◆ Given task ◆
Filter the listing and keep only the lines with the word "that".

◆ Information shown ◆
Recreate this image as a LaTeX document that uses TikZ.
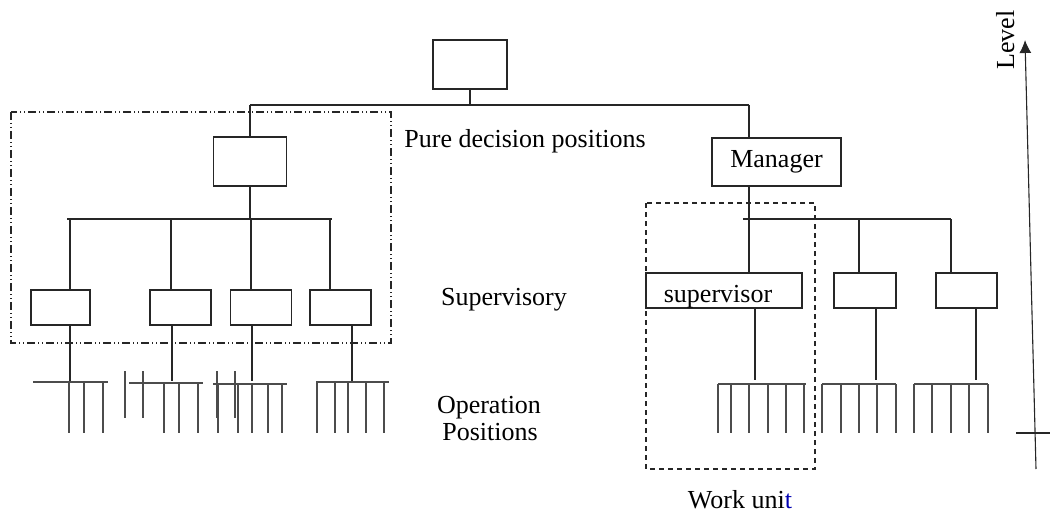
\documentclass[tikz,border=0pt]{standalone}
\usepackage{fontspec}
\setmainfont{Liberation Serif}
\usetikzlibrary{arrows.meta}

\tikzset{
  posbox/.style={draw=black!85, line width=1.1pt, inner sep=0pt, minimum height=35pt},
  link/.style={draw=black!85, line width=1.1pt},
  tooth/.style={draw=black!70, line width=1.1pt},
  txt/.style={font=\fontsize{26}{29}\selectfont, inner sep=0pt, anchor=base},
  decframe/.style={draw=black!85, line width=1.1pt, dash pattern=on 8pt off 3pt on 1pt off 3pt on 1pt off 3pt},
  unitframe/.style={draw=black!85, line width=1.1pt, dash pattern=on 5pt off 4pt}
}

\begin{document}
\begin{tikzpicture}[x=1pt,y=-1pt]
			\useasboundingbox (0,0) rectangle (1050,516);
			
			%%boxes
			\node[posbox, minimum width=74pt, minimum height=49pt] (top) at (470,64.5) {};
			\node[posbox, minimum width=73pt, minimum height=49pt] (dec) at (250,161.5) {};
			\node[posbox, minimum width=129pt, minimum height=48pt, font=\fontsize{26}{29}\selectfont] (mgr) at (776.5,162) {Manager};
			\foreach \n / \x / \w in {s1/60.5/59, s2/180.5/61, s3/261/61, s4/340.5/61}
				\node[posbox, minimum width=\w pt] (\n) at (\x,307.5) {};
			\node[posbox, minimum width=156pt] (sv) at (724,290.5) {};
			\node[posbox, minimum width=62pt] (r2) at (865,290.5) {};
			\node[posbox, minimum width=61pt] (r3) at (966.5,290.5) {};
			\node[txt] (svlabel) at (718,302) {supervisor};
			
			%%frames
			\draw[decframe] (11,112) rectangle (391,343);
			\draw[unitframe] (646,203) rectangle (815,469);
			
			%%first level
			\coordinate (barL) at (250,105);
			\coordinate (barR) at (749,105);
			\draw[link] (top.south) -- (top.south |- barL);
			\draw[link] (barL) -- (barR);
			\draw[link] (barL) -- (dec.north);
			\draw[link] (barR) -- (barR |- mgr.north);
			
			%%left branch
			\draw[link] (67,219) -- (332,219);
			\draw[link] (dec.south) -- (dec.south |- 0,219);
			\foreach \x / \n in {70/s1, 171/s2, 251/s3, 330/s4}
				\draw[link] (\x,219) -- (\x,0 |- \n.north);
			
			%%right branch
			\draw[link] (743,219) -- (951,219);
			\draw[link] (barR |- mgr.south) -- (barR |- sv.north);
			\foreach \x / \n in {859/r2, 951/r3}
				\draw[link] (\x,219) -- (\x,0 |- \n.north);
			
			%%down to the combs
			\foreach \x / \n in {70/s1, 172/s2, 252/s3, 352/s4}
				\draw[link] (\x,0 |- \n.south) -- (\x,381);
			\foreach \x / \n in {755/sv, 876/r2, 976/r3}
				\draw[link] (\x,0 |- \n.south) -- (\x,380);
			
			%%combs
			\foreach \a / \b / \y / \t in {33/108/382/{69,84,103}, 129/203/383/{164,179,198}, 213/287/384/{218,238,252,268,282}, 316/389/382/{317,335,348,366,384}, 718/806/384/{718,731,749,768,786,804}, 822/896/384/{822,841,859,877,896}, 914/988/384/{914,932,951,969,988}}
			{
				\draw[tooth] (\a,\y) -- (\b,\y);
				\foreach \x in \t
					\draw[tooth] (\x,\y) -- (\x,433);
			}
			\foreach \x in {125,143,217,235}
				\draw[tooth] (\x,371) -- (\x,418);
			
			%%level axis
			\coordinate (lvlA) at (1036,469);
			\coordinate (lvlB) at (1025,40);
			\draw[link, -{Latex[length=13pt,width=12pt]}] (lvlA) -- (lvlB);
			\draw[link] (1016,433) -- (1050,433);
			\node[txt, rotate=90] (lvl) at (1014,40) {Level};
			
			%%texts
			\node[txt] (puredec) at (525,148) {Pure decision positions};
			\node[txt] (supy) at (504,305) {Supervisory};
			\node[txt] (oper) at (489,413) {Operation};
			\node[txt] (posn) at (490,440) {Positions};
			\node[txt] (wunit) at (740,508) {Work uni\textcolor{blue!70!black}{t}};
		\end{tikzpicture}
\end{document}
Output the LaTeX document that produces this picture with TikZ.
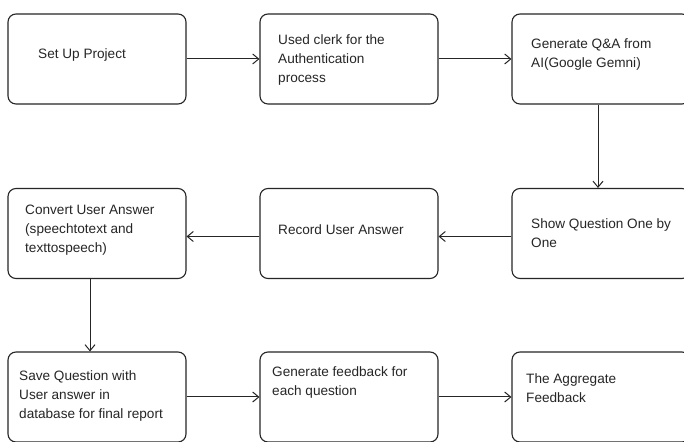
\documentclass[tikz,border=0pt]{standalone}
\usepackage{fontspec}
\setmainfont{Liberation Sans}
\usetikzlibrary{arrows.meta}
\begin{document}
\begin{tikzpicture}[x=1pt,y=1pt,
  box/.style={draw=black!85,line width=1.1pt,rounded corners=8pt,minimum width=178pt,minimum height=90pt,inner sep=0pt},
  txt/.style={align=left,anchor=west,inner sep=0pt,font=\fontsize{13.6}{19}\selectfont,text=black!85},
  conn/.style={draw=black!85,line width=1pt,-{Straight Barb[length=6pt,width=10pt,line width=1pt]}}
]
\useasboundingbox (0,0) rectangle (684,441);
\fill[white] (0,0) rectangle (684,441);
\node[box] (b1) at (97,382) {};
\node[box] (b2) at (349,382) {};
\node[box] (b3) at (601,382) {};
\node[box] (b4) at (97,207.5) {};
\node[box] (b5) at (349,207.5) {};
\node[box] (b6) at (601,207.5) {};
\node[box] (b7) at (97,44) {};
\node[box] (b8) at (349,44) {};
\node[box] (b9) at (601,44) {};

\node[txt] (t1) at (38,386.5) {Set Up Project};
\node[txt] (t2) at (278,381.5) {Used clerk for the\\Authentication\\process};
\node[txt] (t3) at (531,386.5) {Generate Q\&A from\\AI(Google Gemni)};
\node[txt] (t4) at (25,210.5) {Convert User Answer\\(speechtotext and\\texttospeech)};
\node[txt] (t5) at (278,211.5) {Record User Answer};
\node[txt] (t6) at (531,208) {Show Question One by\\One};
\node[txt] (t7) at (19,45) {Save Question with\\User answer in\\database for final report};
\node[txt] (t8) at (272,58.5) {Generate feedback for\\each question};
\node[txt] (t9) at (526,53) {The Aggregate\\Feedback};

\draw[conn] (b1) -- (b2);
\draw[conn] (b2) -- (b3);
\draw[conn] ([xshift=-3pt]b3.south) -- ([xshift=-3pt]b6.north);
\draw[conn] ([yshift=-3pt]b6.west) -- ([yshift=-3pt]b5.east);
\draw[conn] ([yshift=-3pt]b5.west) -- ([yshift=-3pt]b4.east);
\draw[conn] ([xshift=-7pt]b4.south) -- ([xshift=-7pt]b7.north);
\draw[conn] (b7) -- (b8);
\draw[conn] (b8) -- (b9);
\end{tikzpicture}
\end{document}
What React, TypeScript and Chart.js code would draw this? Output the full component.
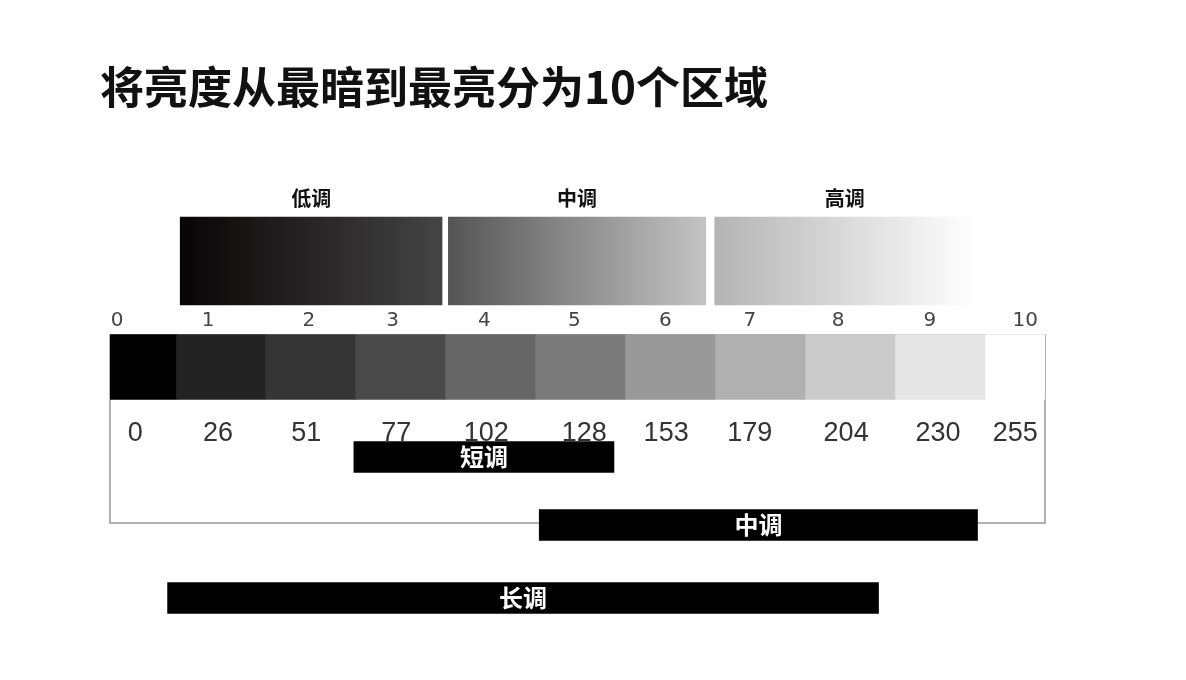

◆ Exercise response ◆
Recreate this image as a LaTeX document that uses TikZ.
Output the LaTeX document that produces this picture with TikZ.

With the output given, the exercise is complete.